▼

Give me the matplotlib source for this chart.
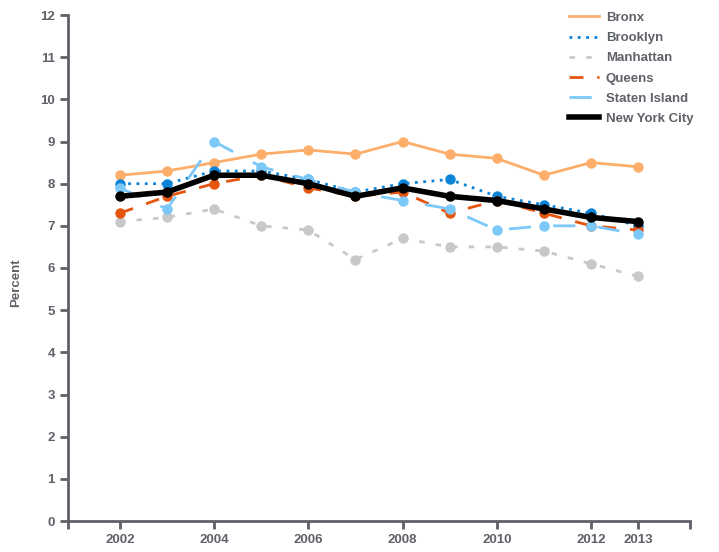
import matplotlib.pyplot as plt
from matplotlib import font_manager

names = {f.name for f in font_manager.fontManager.ttflist}
fam = "Liberation Sans Narrow" if "Liberation Sans Narrow" in names else "Liberation Sans"
plt.rcParams['font.family'] = [fam, 'DejaVu Sans']

years = [2002, 2003, 2004, 2005, 2006, 2007, 2008, 2009, 2010, 2011, 2012, 2013]
bronx = [8.2, 8.3, 8.5, 8.7, 8.8, 8.7, 9.0, 8.7, 8.6, 8.2, 8.5, 8.4]
brooklyn = [8.0, 8.0, 8.3, 8.3, 8.1, 7.8, 8.0, 8.1, 7.7, 7.5, 7.3, 7.0]
manhattan = [7.1, 7.2, 7.4, 7.0, 6.9, 6.2, 6.7, 6.5, 6.5, 6.4, 6.1, 5.8]
queens = [7.3, 7.7, 8.0, 8.2, 7.9, 7.7, 7.8, 7.3, 7.6, 7.3, 7.0, 6.9]
staten = [7.9, 7.4, 9.0, 8.4, 8.1, 7.8, 7.6, 7.4, 6.9, 7.0, 7.0, 6.8]
nyc = [7.7, 7.8, 8.2, 8.2, 8.0, 7.7, 7.9, 7.7, 7.6, 7.4, 7.2, 7.1]
tick_years = [2002, 2004, 2006, 2008, 2010, 2012, 2013]

axis_col = '#5f6168'

fig = plt.figure(figsize=(7.19, 5.52), dpi=100)
ax = fig.add_axes([68 / 719, 31 / 552, 622 / 719, 506 / 552])

ax.plot(years, bronx, color='#fdae6b', lw=2, marker='o', ms=6.5, label='Bronx')
ax.plot(years, brooklyn, color='#0b84d8', lw=2, ls=(0, (1, 2)), marker='o', ms=6.5, label='Brooklyn')
ax.plot(years, manhattan, color='#c8c8c8', lw=2, ls=(0, (2, 4)), marker='o', ms=6.5, label='Manhattan')
ax.plot(years, queens, color='#e6550d', lw=2, ls=(0, (5, 5)), marker='o', ms=6.5, label='Queens')
ax.plot(years, staten, color='#7cc8f8', lw=2, ls=(0, (8, 8)), marker='o', ms=6.5, label='Staten Island')
ax.plot(years, nyc, color='black', lw=4, marker='o', ms=6.5, label='New York City')

ax.set_xlim(2000.9, 2014.1)
ax.set_ylim(0, 12)
ax.set_xticks(tick_years)
ax.set_xticks([2000.9, 2014.1], minor=True)
ax.set_yticks(range(0, 13))

for s in ['top', 'right']:
    ax.spines[s].set_visible(False)
for s in ['left', 'bottom']:
    ax.spines[s].set_color(axis_col)
    ax.spines[s].set_linewidth(2)

ax.tick_params(axis='both', which='both', colors=axis_col, width=2, length=6,
               labelsize=9.5, labelcolor=axis_col)
for lab in ax.get_xticklabels() + ax.get_yticklabels():
    lab.set_fontweight('bold')

ax.set_ylabel('Percent', fontsize=9.5, fontweight='bold', color=axis_col)
ax.yaxis.set_label_coords(-0.074, 0.47)

leg = fig.legend(loc='upper left', bbox_to_anchor=(557 / 719, 1.0), frameon=False,
                 handlelength=2.3, handletextpad=0.5, fontsize=9.5, labelspacing=0.6)
for t in leg.get_texts():
    t.set_color(axis_col)
    t.set_fontweight('bold')
for h in leg.legend_handles:
    h.set_marker('')

plt.savefig('out.png', dpi=100)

▲

> _Directive_
Restate only the lines running from the start of the material above through the line containing "ax.yaxis.set_label_coords(-0.074, 0.47)", ends included. No pictures.

> _Task answer_
Give me the matplotlib source for this chart.
import matplotlib.pyplot as plt
from matplotlib import font_manager

names = {f.name for f in font_manager.fontManager.ttflist}
fam = "Liberation Sans Narrow" if "Liberation Sans Narrow" in names else "Liberation Sans"
plt.rcParams['font.family'] = [fam, 'DejaVu Sans']

years = [2002, 2003, 2004, 2005, 2006, 2007, 2008, 2009, 2010, 2011, 2012, 2013]
bronx = [8.2, 8.3, 8.5, 8.7, 8.8, 8.7, 9.0, 8.7, 8.6, 8.2, 8.5, 8.4]
brooklyn = [8.0, 8.0, 8.3, 8.3, 8.1, 7.8, 8.0, 8.1, 7.7, 7.5, 7.3, 7.0]
manhattan = [7.1, 7.2, 7.4, 7.0, 6.9, 6.2, 6.7, 6.5, 6.5, 6.4, 6.1, 5.8]
queens = [7.3, 7.7, 8.0, 8.2, 7.9, 7.7, 7.8, 7.3, 7.6, 7.3, 7.0, 6.9]
staten = [7.9, 7.4, 9.0, 8.4, 8.1, 7.8, 7.6, 7.4, 6.9, 7.0, 7.0, 6.8]
nyc = [7.7, 7.8, 8.2, 8.2, 8.0, 7.7, 7.9, 7.7, 7.6, 7.4, 7.2, 7.1]
tick_years = [2002, 2004, 2006, 2008, 2010, 2012, 2013]

axis_col = '#5f6168'

fig = plt.figure(figsize=(7.19, 5.52), dpi=100)
ax = fig.add_axes([68 / 719, 31 / 552, 622 / 719, 506 / 552])

ax.plot(years, bronx, color='#fdae6b', lw=2, marker='o', ms=6.5, label='Bronx')
ax.plot(years, brooklyn, color='#0b84d8', lw=2, ls=(0, (1, 2)), marker='o', ms=6.5, label='Brooklyn')
ax.plot(years, manhattan, color='#c8c8c8', lw=2, ls=(0, (2, 4)), marker='o', ms=6.5, label='Manhattan')
ax.plot(years, queens, color='#e6550d', lw=2, ls=(0, (5, 5)), marker='o', ms=6.5, label='Queens')
ax.plot(years, staten, color='#7cc8f8', lw=2, ls=(0, (8, 8)), marker='o', ms=6.5, label='Staten Island')
ax.plot(years, nyc, color='black', lw=4, marker='o', ms=6.5, label='New York City')

ax.set_xlim(2000.9, 2014.1)
ax.set_ylim(0, 12)
ax.set_xticks(tick_years)
ax.set_xticks([2000.9, 2014.1], minor=True)
ax.set_yticks(range(0, 13))

for s in ['top', 'right']:
    ax.spines[s].set_visible(False)
for s in ['left', 'bottom']:
    ax.spines[s].set_color(axis_col)
    ax.spines[s].set_linewidth(2)

ax.tick_params(axis='both', which='both', colors=axis_col, width=2, length=6,
               labelsize=9.5, labelcolor=axis_col)
for lab in ax.get_xticklabels() + ax.get_yticklabels():
    lab.set_fontweight('bold')

ax.set_ylabel('Percent', fontsize=9.5, fontweight='bold', color=axis_col)
ax.yaxis.set_label_coords(-0.074, 0.47)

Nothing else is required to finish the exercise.